Kansas woman Lisa Montgomery was executed on Tuesday for strangling an expectant mother in Missouri and cutting the baby from her womb. This marks the first time in almost seven decades that the United States government has put to death a female prisoner.
Execution of Lisa Montgomery Halted
A federal appeals court on Tuesday issued a stay barring the execution of Montgomery, who was charged with the murder of a woman and cutting the baby out of her womb, which survived, back in 2004. In preparation, officials transferred her on Monday from the federal women's prison in Texas, where she was in custody for over a decade.
The 52-year-old woman has been pronounced dead at 1:31 AM on Wednesday upon receiving a lethal injection at the federal prison complex in Indiana's Terre Haute, reported New York Post.

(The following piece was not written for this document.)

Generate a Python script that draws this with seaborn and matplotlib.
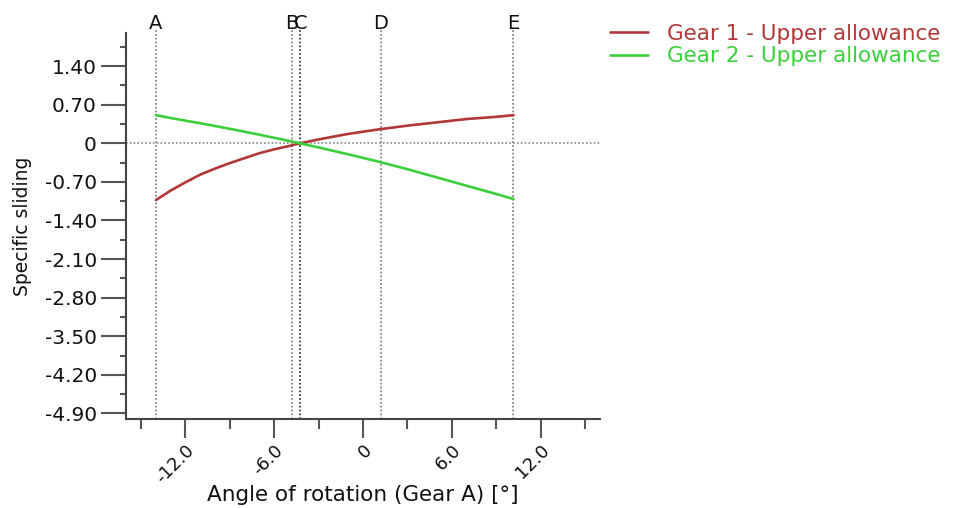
import numpy as np
import pandas as pd
import matplotlib
matplotlib.use("Agg")
import matplotlib.pyplot as plt
import matplotlib.transforms as mtransforms
from matplotlib.lines import Line2D
import seaborn as sns

# ---- data ----
angle = [-13.98, -13.0, -12.0, -11.0, -10.0, -9.0, -8.0, -7.0, -6.0, -5.0, -4.25,
         -3.0, -1.0, 1.0, 3.0, 5.0, 7.0, 9.0, 10.16]
slide_g1 = [-1.03, -0.86, -0.71, -0.57, -0.46, -0.36, -0.27, -0.18, -0.11, -0.05, 0.0,
            0.07, 0.17, 0.25, 0.32, 0.38, 0.44, 0.48, 0.51]
slide_g2 = [0.51, 0.46, 0.41, 0.365, 0.314, 0.263, 0.21, 0.156, 0.10, 0.044, 0.0,
            -0.075, -0.20, -0.33, -0.47, -0.62, -0.77, -0.92, -1.01]
series_names = ["Gear 1 - Upper allowance", "Gear 2 - Upper allowance"]
series_colors = ["#b03838", "#3ccf3c"]

marker_names = ["A", "B", "C", "D", "E"]
marker_pos = [-13.98, -4.8, -4.22, 1.2, 10.16]

xticks = [-12.0, -6.0, 0.0, 6.0, 12.0]
xtick_labels = ["-12.0", "-6.0", "0", "6.0", "12.0"]
yticks = [1.40, 0.70, 0.0, -0.70, -1.40, -2.10, -2.80, -3.50, -4.20, -4.90]
ytick_labels = ["1.40", "0.70", "0", "-0.70", "-1.40", "-2.10", "-2.80", "-3.50", "-4.20", "-4.90"]

df = pd.concat([
    pd.DataFrame({"angle": angle, "slide": slide_g1, "series": series_names[0]}),
    pd.DataFrame({"angle": angle, "slide": slide_g2, "series": series_names[1]}),
], ignore_index=True)

sns.set_style("white")
plt.rcParams["font.family"] = ["DejaVu Sans"]

fig = plt.figure(figsize=(9.54, 5.08), dpi=100)
AX_L, AX_R, AX_T, AX_B = 126, 600, 33, 419
ax = fig.add_axes([AX_L/954, 1 - AX_B/508, (AX_R-AX_L)/954, (AX_B-AX_T)/508])

sns.lineplot(data=df, x="angle", y="slide", hue="series", palette=series_colors,
             hue_order=series_names, ax=ax, linewidth=1.9, legend=False, sort=True,
             estimator=None, zorder=3)

ax.set_xlim(-16, 16)
ax.set_ylim(-5.0, 2.0)

dot = (0, (1, 1.3))
ax.axhline(0, color="#888888", linestyle=dot, linewidth=1.2, zorder=1)
trans = mtransforms.blended_transform_factory(ax.transData, ax.transAxes)
for name, xp in zip(marker_names, marker_pos):
    col = "#222222" if name == "C" else "#777777"
    ax.axvline(xp, ymin=0, ymax=1.008, color=col, linestyle=dot, linewidth=1.2,
               zorder=1, clip_on=False)
    ax.text(xp, 1.011, name, transform=trans, ha="center", va="baseline",
            fontsize=14, color="#111111")

ax.set_xticks(xticks)
ax.set_xticklabels(xtick_labels, rotation=45, ha="right", rotation_mode="anchor")
ax.set_xticks([-15, -9, -3, 3, 9, 15], minor=True)
ax.set_yticks(yticks)
ax.set_yticklabels(ytick_labels)
ax.set_yticks([1.75, 1.05, 0.35, -0.35, -1.05, -1.75, -2.45, -3.15, -3.85, -4.55], minor=True)

ax.tick_params(axis="both", which="major", direction="out", width=1.5,
               color="#555555", labelcolor="#111111", bottom=True, left=True)
ax.tick_params(axis="x", which="major", length=14, pad=2, labelsize=13)
ax.tick_params(axis="y", which="major", length=18, pad=3, labelsize=14.5)
ax.tick_params(axis="both", which="minor", direction="out", width=1.5, color="#555555",
               bottom=True, left=True)
ax.tick_params(axis="x", which="minor", length=7)
ax.tick_params(axis="y", which="minor", length=4)

for s in ["top", "right"]:
    ax.spines[s].set_visible(False)
for s in ["left", "bottom"]:
    ax.spines[s].set_color("#444444")
    ax.spines[s].set_linewidth(1.5)

ax.set_xlabel("Angle of rotation (Gear A) [°]", fontsize=15.5, color="#111111", va="center")
ax.xaxis.set_label_coords(0.5, (AX_B - 495) / (AX_B - AX_T))
ax.set_ylabel("Specific sliding", fontsize=13.5, color="#111111", va="center")
ax.yaxis.set_label_coords((23 - AX_L) / (AX_R - AX_L), 0.5)
ax.grid(False)

handles = [Line2D([], [], color=c, linewidth=1.9) for c in series_colors]
leg = fig.legend(handles, series_names, loc="upper left", bbox_to_anchor=(610/954, 1 - 24/508),
                 frameon=False, fontsize=15.5, handlelength=1.75, handletextpad=0.9,
                 labelspacing=0.1, borderaxespad=0, borderpad=0)
for t, c in zip(leg.get_texts(), series_colors):
    t.set_color(c)

fig.savefig("out.png", dpi=100)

Two other executions scheduled for later this week were also halted due to the fact that the prisoners tested positive for COVID-19.
The three executions were supposedly the last prior to President-elect Joe Biden's inauguration next week as he is an opponent of the federal death penalty.
The decision comes after Judge James Hanlon of the Southern District of Indiana had granted a stay of execution on Monday to determine if Montgomery was eligible to be executed as indicated by the Eighth Amendment. The number of additional executions under President Donald Trump is unclear. Trump resumed federal executions in July following a 17-year pause. Ten federal prisoners have since been executed, reported ABC News.
The family of the woman Montgomery killed traveled to Indiana to witness her execution.
The Indiana federal judge barred her death to allow a hearing on whether Montgomery is too mentally ill to be imposed the ruling.
Lawyers for Montgomery were also appealing to the Supreme Court to issue a stay of execution after the Indiana judge's ruling that had halted it pending a mental competency review was lifted.
According to Kelley Henry, a lawyer for Montgomery, the accused suffers from severe mental illness that was "exacerbated by the lifetime of sexual torture she suffered at the hands of caretakers," reported Yahoo.
As part of Henry's appeal, psychiatric experts submitted affidavits and claimed she is not able to understand the basis for her execution.
Henry stated, "Mrs. Montgomery is mentally deteriorating and we are seeking an opportunity to prove her incompetence."
In 2004, Montgomery killed then-23 Bobbie Jo Stinnett in the northwest Missouri town of Skidmore. She used a rope to strangle the victim, who was eight months pregnant and then knifed her daughter from her womb. Montgomery then abducted the child and attempted to pass the daughter off as her own.
Meanwhile, a federal judge for the United States District of Columbia halted the slated executions later this week of Dustin Higgs and Corey Johnson in a ruling on Tuesday. Higgs, convicted of ordering the killings of three women in Maryland, and Johnson, convicted of killing seven people connected to his drug trafficking in Virginia, both tested positive for COVID-19 in December 2020.
Montgomery was initially scheduled to be executed in December, but the date was delayed after her attorneys contracted COVID-19.